Christine Todd Whitman

updated 12/26/1994 AT 01:00 AM EST

originally published 12/26/1994 AT 01:00 AM EST

When Christine Todd Whitman was elected governor of New Jersey in 1993, no one thought she would turn into a one-woman political slogan. But in a year of right-wing arias, dozens of candidates happily declared themselves "Whitman Republicans"—socially liberal, fiscally conservative. For the most part, her magic rubbed off: 18 of the 22 candidates she stumped for were winners. What makes her such a cutting-edge figure? Whitman, 48, doesn't hedge. "I am a woman. It attracts a little more attention."

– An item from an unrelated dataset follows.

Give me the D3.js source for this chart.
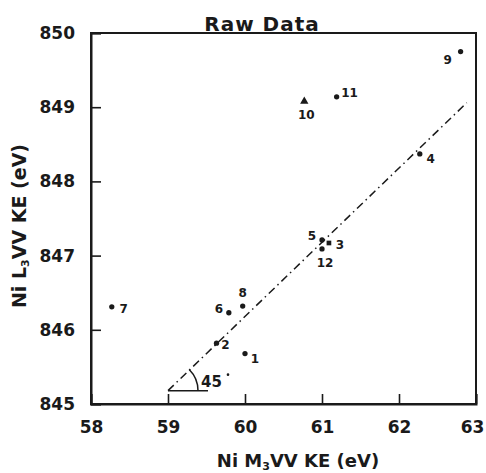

That it does. While she championed such classic Republican positions as lower taxes and smaller government, she made no attempt to hide her pro-choice stance or her support of gay rights—views that set her apart from another GOP winner, Newt Gingrich. "There are a lot of things he said with which I agree." Whitman says. "But I don't agree on others. I would never suggest orphanages for children of welfare mothers."

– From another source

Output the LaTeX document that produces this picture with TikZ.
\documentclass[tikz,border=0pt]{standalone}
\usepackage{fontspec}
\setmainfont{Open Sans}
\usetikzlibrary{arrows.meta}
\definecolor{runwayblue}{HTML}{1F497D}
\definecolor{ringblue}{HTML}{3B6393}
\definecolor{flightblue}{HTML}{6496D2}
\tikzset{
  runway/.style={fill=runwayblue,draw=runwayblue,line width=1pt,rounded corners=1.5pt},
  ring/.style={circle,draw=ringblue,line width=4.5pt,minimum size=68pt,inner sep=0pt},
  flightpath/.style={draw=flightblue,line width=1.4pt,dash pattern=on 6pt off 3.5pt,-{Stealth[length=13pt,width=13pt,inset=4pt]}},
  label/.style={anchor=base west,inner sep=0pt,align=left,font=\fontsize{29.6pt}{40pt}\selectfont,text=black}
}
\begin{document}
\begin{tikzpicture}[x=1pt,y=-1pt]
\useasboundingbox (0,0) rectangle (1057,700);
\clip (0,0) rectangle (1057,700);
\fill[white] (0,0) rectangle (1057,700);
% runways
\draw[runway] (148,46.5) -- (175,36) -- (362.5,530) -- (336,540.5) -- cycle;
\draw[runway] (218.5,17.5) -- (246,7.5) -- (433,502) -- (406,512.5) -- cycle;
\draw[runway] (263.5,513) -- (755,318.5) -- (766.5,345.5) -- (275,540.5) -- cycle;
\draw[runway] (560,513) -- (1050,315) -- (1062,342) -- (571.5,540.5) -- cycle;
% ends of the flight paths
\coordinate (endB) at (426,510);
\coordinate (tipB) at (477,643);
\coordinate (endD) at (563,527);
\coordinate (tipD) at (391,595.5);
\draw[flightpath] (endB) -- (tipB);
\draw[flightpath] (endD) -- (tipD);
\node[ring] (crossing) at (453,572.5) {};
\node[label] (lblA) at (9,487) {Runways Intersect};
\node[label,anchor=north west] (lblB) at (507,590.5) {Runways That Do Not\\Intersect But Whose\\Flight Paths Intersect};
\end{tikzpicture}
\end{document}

Whitman learned politics from her late parents, Webster and Eleanor Todd, who were prominent GOP leaders during the 1950s. But family came first. In 1974 she wed John Whitman, now 50, a financial consultant; they have two children, Kate, 17, and Taylor, 15. The former county freeholder, who almost defeated Bill Bradley in the 1990 U.S Senate race, is now being touted as the GOP's first female vice presidential candidate. That's "silly." she says. "I want to do the best job I can for New Jersey." Spoken like a true candidate.